From the first line of the data below through the line holding "W, H = 889, 513", output each line exactly and leave the pictures out.

+++ Record extracts +++

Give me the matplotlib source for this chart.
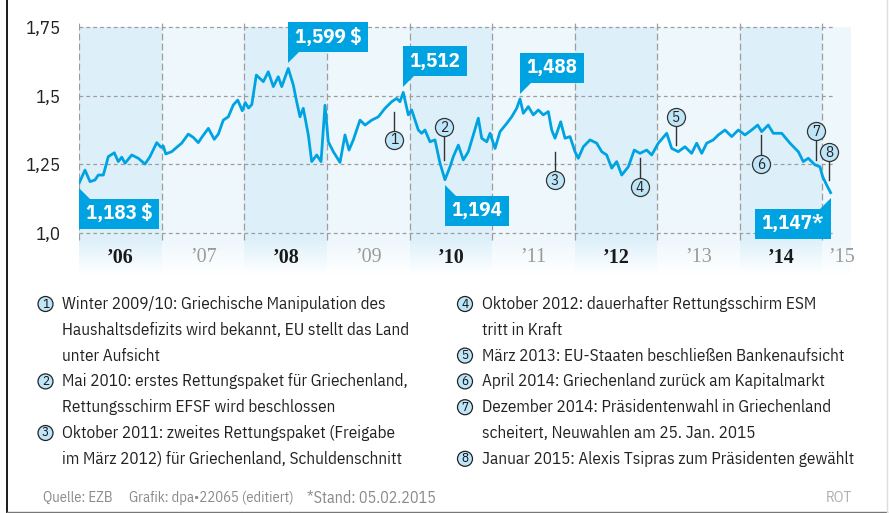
import numpy as np
import matplotlib.pyplot as plt
from matplotlib.patches import Circle, Polygon, Rectangle

plt.rcParams['font.family'] = ['IBM Plex Sans Condensed', 'DejaVu Sans']

W, H = 889, 513

# EUR/USD rate (decimal year, rate in $)
years = [2006.000, 2006.069, 2006.130, 2006.190, 2006.230, 2006.291, 2006.351, 2006.424,
         2006.472, 2006.514, 2006.554, 2006.635, 2006.715, 2006.796, 2006.856, 2006.938,
         2006.990, 2007.017, 2007.047, 2007.119, 2007.180, 2007.240, 2007.320, 2007.381,
         2007.441, 2007.483, 2007.563, 2007.635, 2007.684, 2007.744, 2007.805, 2007.865,
         2007.919, 2007.974, 2008.010, 2008.050, 2008.090, 2008.144, 2008.229, 2008.289,
         2008.350, 2008.410, 2008.452, 2008.531, 2008.592, 2008.633, 2008.673, 2008.713,
         2008.774, 2008.815, 2008.876, 2008.928, 2008.976, 2009.016, 2009.077, 2009.158,
         2009.218, 2009.267, 2009.319, 2009.400, 2009.461, 2009.542, 2009.622, 2009.703,
         2009.784, 2009.844, 2009.884, 2009.924, 2009.985, 2010.026, 2010.106, 2010.147,
         2010.187, 2010.248, 2010.308, 2010.369, 2010.429, 2010.490, 2010.530, 2010.591,
         2010.651, 2010.712, 2010.784, 2010.833, 2010.874, 2010.935, 2010.975, 2011.036,
         2011.096, 2011.177, 2011.237, 2011.298, 2011.338, 2011.378, 2011.439, 2011.499,
         2011.560, 2011.620, 2011.681, 2011.722, 2011.762, 2011.831, 2011.883, 2011.944,
         2012.004, 2012.044, 2012.105, 2012.186, 2012.267, 2012.328, 2012.388, 2012.449,
         2012.509, 2012.570, 2012.650, 2012.722, 2012.791, 2012.873, 2012.933, 2013.013,
         2013.115, 2013.175, 2013.255, 2013.336, 2013.417, 2013.478, 2013.539, 2013.599,
         2013.679, 2013.740, 2013.821, 2013.902, 2013.982, 2014.063, 2014.144, 2014.217,
         2014.265, 2014.345, 2014.406, 2014.508, 2014.608, 2014.709, 2014.769, 2014.830,
         2014.911, 2014.971, 2015.004, 2015.052, 2015.100]
rates = [1.183, 1.229, 1.187, 1.193, 1.211, 1.211, 1.278, 1.292,
         1.260, 1.276, 1.254, 1.284, 1.272, 1.251, 1.278, 1.329,
         1.312, 1.317, 1.288, 1.296, 1.312, 1.327, 1.360, 1.348,
         1.329, 1.348, 1.381, 1.341, 1.360, 1.411, 1.423, 1.466,
         1.484, 1.445, 1.475, 1.455, 1.468, 1.575, 1.551, 1.587,
         1.533, 1.569, 1.533, 1.599, 1.539, 1.478, 1.423, 1.454,
         1.357, 1.260, 1.284, 1.260, 1.465, 1.332, 1.296, 1.257,
         1.357, 1.302, 1.339, 1.411, 1.393, 1.411, 1.423, 1.454,
         1.478, 1.490, 1.478, 1.512, 1.430, 1.448, 1.375, 1.363,
         1.375, 1.332, 1.339, 1.254, 1.194, 1.241, 1.278, 1.320,
         1.266, 1.296, 1.369, 1.418, 1.345, 1.332, 1.363, 1.308,
         1.369, 1.399, 1.423, 1.454, 1.488, 1.436, 1.460, 1.430,
         1.448, 1.430, 1.442, 1.375, 1.345, 1.405, 1.345, 1.351,
         1.296, 1.272, 1.314, 1.339, 1.327, 1.296, 1.284, 1.236,
         1.260, 1.211, 1.241, 1.302, 1.290, 1.302, 1.284, 1.327,
         1.363, 1.308, 1.296, 1.314, 1.290, 1.327, 1.290, 1.327,
         1.339, 1.357, 1.375, 1.351, 1.375, 1.357, 1.375, 1.393,
         1.369, 1.393, 1.363, 1.363, 1.327, 1.296, 1.260, 1.272,
         1.248, 1.241, 1.205, 1.175, 1.147]

yticks = [1.0, 1.25, 1.5, 1.75]
ytick_labels = ['1,0', '1,25', '1,5', '1,75']

band_years = [2006, 2007, 2008, 2009, 2010, 2011, 2012, 2013, 2014, 2015]
year_labels = ['’06', '’07', '’08', '’09', '’10', '’11', '’12', '’13', '’14', '’15']
year_label_x = [2006.5, 2007.5, 2008.5, 2009.5, 2010.5, 2011.5, 2012.5, 2013.5, 2014.5, 2015.23]

# value callouts
call_years = [2006.0, 2008.531, 2009.924, 2010.429, 2011.338, 2015.100]
call_rates = [1.183, 1.599, 1.512, 1.194, 1.488, 1.147]
call_texts = ['1,183 $', '1,599 $', '1,512', '1,194', '1,488', '1,147*']
call_side = ['below', 'above', 'above', 'below', 'above', 'below_left']

# numbered events: x, end of stem on the line, circle centre
ev_years = [2009.812, 2010.418, 2011.762, 2012.792, 2013.228, 2014.258, 2014.924, 2015.080]
ev_stem = [1.440, 1.266, 1.295, 1.273, 1.320, 1.357, 1.266, 1.193]
ev_circle = [1.339, 1.386, 1.193, 1.167, 1.422, 1.251, 1.371, 1.295]

notes_left = [
    (1, ['Winter 2009/10: Griechische Manipulation des',
         'Haushaltsdefizits wird bekannt, EU stellt das Land',
         'unter Aufsicht']),
    (2, ['Mai 2010: erstes Rettungspaket für Griechenland,',
         'Rettungsschirm EFSF wird beschlossen']),
    (3, ['Oktober 2011: zweites Rettungspaket (Freigabe',
         'im März 2012) für Griechenland, Schuldenschnitt']),
]
notes_right = [
    (4, ['Oktober 2012: dauerhafter Rettungsschirm ESM', 'tritt in Kraft']),
    (5, ['März 2013: EU-Staaten beschließen Bankenaufsicht']),
    (6, ['April 2014: Griechenland zurück am Kapitalmarkt']),
    (7, ['Dezember 2014: Präsidentenwahl in Griechenland',
         'scheitert, Neuwahlen am 25. Jan. 2015']),
    (8, ['Januar 2015: Alexis Tsipras zum Präsidenten gewählt']),
]

BLUE = '#00a3e2'
DARK_BAND = '#ddf0fa'
LIGHT_BAND = '#eef7fc'
CIRCLE_FILL = '#bfe6f8'
GRID = '#9d9d9d'

fig = plt.figure(figsize=(W / 100, H / 100), dpi=100)

# chart axes: 2006 at x=79.3px, 82.56 px per year; 1.0 at y=233px, 274.67 px per unit
x_lo, x_hi = 2006.0, 2015.347
y_lo, y_hi = 0.85, 1.80
pxx, pxy = 82.56, 274.67
left = 79.3
top = 233 - (y_hi - 1.0) * pxy
bottom = 233 + (1.0 - y_lo) * pxy
ax = fig.add_axes([left / W, 1 - bottom / H, (x_hi - x_lo) * pxx / W, (bottom - top) / H])
for s in ax.spines.values():
    s.set_visible(False)
ax.patch.set_alpha(0)
ax.set_xticks([])

# full-size pixel axes on top for frame, notes and callouts
bg = fig.add_axes([0, 0, 1, 1])
bg.set_xlim(0, W)
bg.set_ylim(H, 0)
bg.axis('off')
bg.set_zorder(10)

# year bands
for i, y in enumerate(band_years):
    end = min(y + 1, x_hi)
    ax.fill_between([y, end], y_lo, 1.75, color=DARK_BAND if i % 2 == 0 and y < 2015 else LIGHT_BAND,
                    lw=0, zorder=0)

# fade the bands out at the bottom
fade = np.ones((100, 1, 4))
fade[:, 0, 3] = np.linspace(1, 0, 100)
ax.imshow(fade, extent=[x_lo, x_hi, y_lo, 0.975], aspect='auto', zorder=1, origin='lower')
ax.set_xlim(x_lo, x_hi)
ax.set_ylim(y_lo, y_hi)

# grid
ax.hlines(yticks, 2006.0, 2015.14, colors=GRID, lw=0.9, linestyles=(0, (3, 2.5)), zorder=2)
ax.vlines(band_years, 0.975, 1.775, colors=GRID, lw=0.9, linestyles=(0, (5.5, 2.5)), zorder=2)

ax.set_yticks(yticks)
ax.set_yticklabels(ytick_labels, fontsize=13.5, color='#222')
ax.tick_params(axis='y', length=0, pad=13)

# year labels
for i, (lab, xp) in enumerate(zip(year_labels, year_label_x)):
    even = i % 2 == 0
    ax.text(xp, 0.909, lab, ha='center', va='center', fontsize=14.5,
            family='Liberation Serif', fontweight='bold' if even else 'normal',
            color='#1a1a1a' if even else '#9a9a9a', zorder=3)

# the rate line
ax.plot(years, rates, color=BLUE, lw=2.0, zorder=4, solid_joinstyle='round')

# event markers
for n, (t, s, c) in enumerate(zip(ev_years, ev_stem, ev_circle), start=1):
    ax.plot([t, t], [s, c], color='#333333', lw=1.0, zorder=5)
    ax.plot(t, c, 'o', ms=13, mfc=CIRCLE_FILL, mec='#333333', mew=0.9, zorder=6)
    ax.text(t, c - 0.002, str(n), ha='center', va='center', fontsize=11, color='#222', zorder=7)

# value callouts, drawn in pixel space
fig.canvas.draw()
renderer = fig.canvas.get_renderer()
pad, gap, tri, bh = 6.5, 5, 11, 30
for t, v, txt, side in zip(call_years, call_rates, call_texts, call_side):
    X, Y = ax.transData.transform((t, v))
    Y = H - Y
    if side == 'above':
        tip = Y - gap
        base = tip - tri
        btop = base - bh
    else:
        tip = Y + gap
        base = tip + tri
        btop = base
    if side == 'below_left':
        tx = bg.text(X - pad, btop + bh / 2, txt, ha='right', va='center', color='white',
                     fontsize=15, fontweight='bold', zorder=9)
        w = tx.get_window_extent(renderer).width + 2 * pad
        bg.add_patch(Rectangle((X - w, btop), w, bh, color=BLUE, lw=0, zorder=8))
        bg.add_patch(Polygon([(X, tip), (X, base + 0.5), (X - tri, base + 0.5)], color=BLUE, lw=0, zorder=8))
    else:
        tx = bg.text(X + pad, btop + bh / 2, txt, ha='left', va='center', color='white',
                     fontsize=15, fontweight='bold', zorder=9)
        w = tx.get_window_extent(renderer).width + 2 * pad
        bg.add_patch(Rectangle((X, btop), w, bh, color=BLUE, lw=0, zorder=8))
        bg.add_patch(Polygon([(X, tip), (X, base), (X + tri, base)], color=BLUE, lw=0, zorder=8))

# notes below the chart
row0, row_h = 304, 25.8


def draw_notes(notes, cx, tx0):
    row = 0
    for n, lines in notes:
        y = row0 + row * row_h
        bg.add_patch(Circle((cx, y), 7.5, fc=CIRCLE_FILL, ec='#222', lw=0.9, zorder=3))
        bg.text(cx, y, str(n), ha='center', va='center', fontsize=9.5, color='#111', zorder=4)
        for ln in lines:
            bg.text(tx0, row0 + row * row_h, ln, ha='left', va='center', fontsize=12.3, color='#222')
            row += 1


draw_notes(notes_left, 45.5, 62)
draw_notes(notes_right, 465, 482)

# footer
foot_y = 498
bg.text(43, foot_y, 'Quelle: EZB', fontsize=10.5, color='#8a8a8a', va='center')
bg.text(129, foot_y, 'Grafik: dpa•22065 (editiert)', fontsize=10.5, color='#8a8a8a', va='center')
bg.text(307, foot_y, '*Stand: 05.02.2015', fontsize=11.5, color='#8a8a8a', va='center')
bg.text(852, foot_y, 'ROT', fontsize=11, color='#b0b0b0', va='center', ha='right')

# frame
bg.plot([7, 7], [0, H], color='#1a1a1a', lw=1.4)
bg.plot([7, 887], [511.5, 511.5], color='#777', lw=1)
bg.plot([886.5, 886.5], [0, 511.5], color='#dddddd', lw=1)

fig.savefig('out.png', dpi=100)
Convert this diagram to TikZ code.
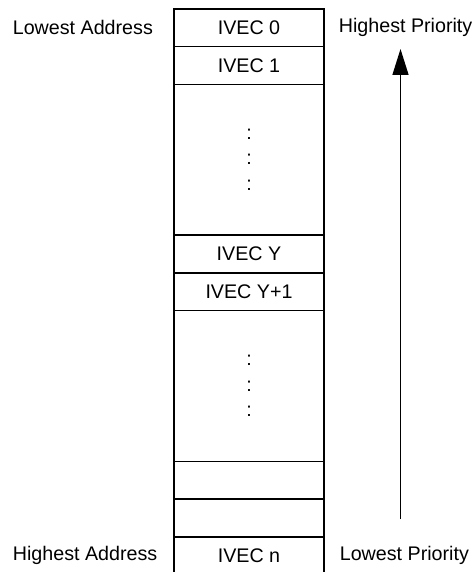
\documentclass[tikz,border=0pt]{standalone}
\usepackage{fontspec}
\setmainfont{Liberation Sans}
\usetikzlibrary{positioning,arrows.meta}

\tikzset{
  cell/.style={draw, line width=0.9pt, minimum width=3cm, minimum height=#1,
    inner sep=0pt, outer sep=0pt, align=center,
    font=\fontsize{11.2}{14.5}\selectfont},
  cell/.default=0.754cm,
  side/.style={inner sep=0pt, anchor=west, font=\fontsize{11.2}{13.5}\selectfont}
}

\begin{document}
\begin{tikzpicture}
  \useasboundingbox (0,0) rectangle (9.46,-11.44);
  % vector table, top to bottom
  \node[cell, anchor=north west] (c0) at (3.48,-0.18) {IVEC 0};
  \node[cell, below=0pt of c0] (c1) {IVEC 1};
  \node[cell=3.016cm, below=0pt of c1] (gap1) {:\\:\\:};
  \node[cell, below=0pt of gap1] (cy) {IVEC Y};
  \node[cell, below=0pt of cy] (cy1) {IVEC Y+1};
  \node[cell=3.016cm, below=0pt of cy1] (gap2) {:\\:\\:};
  \node[cell, below=0pt of gap2] (c2) {};
  \node[cell, below=0pt of c2] (c3) {};
  \node[cell, below=0pt of c3] (cn) {IVEC n};

  % address side
  \node[side] (loaddr) at (0.25,0 |- c0) {Lowest Address};
  \node[side] (hiaddr) at (0.25,0 |- cn) {Highest Address};

  % priority side
  \node[side] (hiprio) at (6.77,0 |- c0) {Highest Priority};
  \node[side] (loprio) at (6.79,0 |- cn) {Lowest Priority};
  \coordinate (priobot) at (8.01,-10.38);
  \coordinate (priotop) at (8.01,-0.98);
  \draw[line width=0.85pt, -{Triangle[length=0.52cm,width=0.32cm]}] (priobot) -- (priotop);
\end{tikzpicture}
\end{document}
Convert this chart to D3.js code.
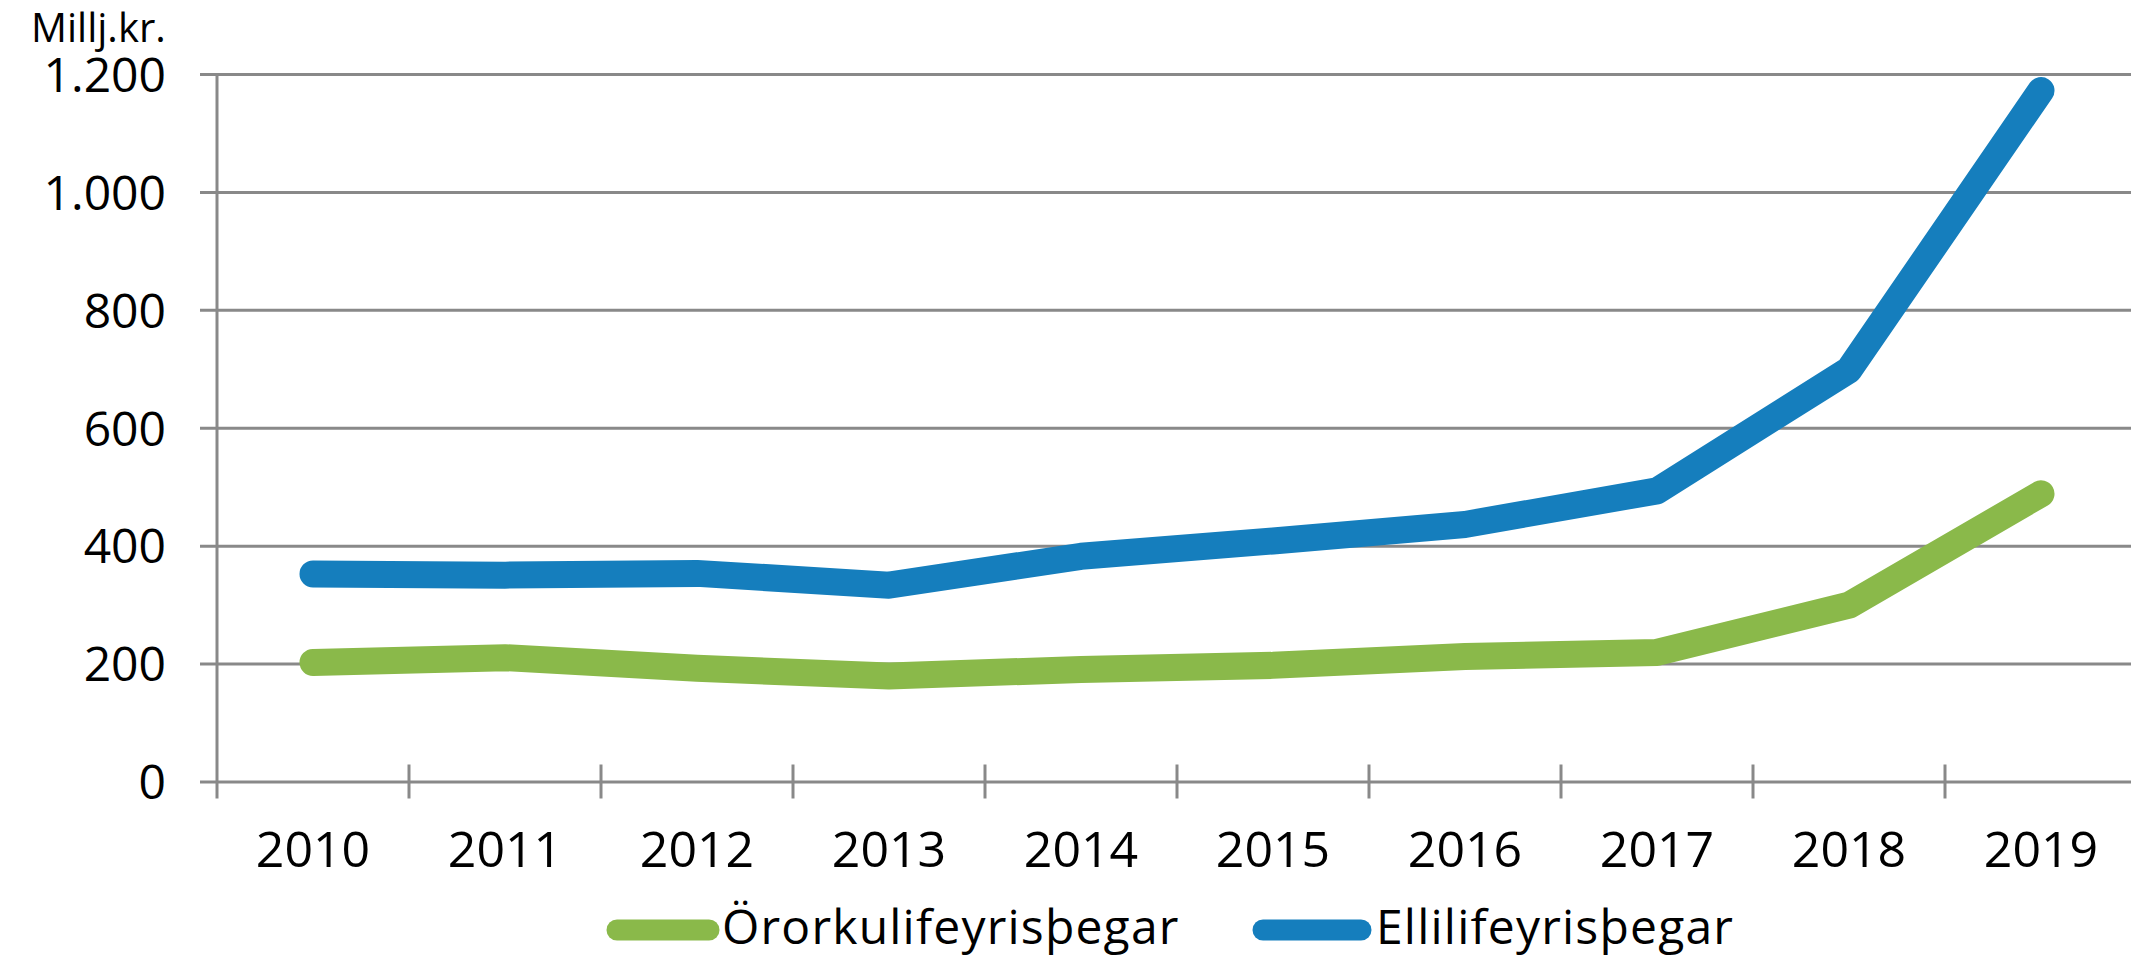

+++

_Full answer_
Give me the matplotlib source for this chart.
import numpy as np
import matplotlib.pyplot as plt
from matplotlib.patches import Circle, Polygon, Rectangle

plt.rcParams['font.family'] = ['IBM Plex Sans Condensed', 'DejaVu Sans']

W, H = 889, 513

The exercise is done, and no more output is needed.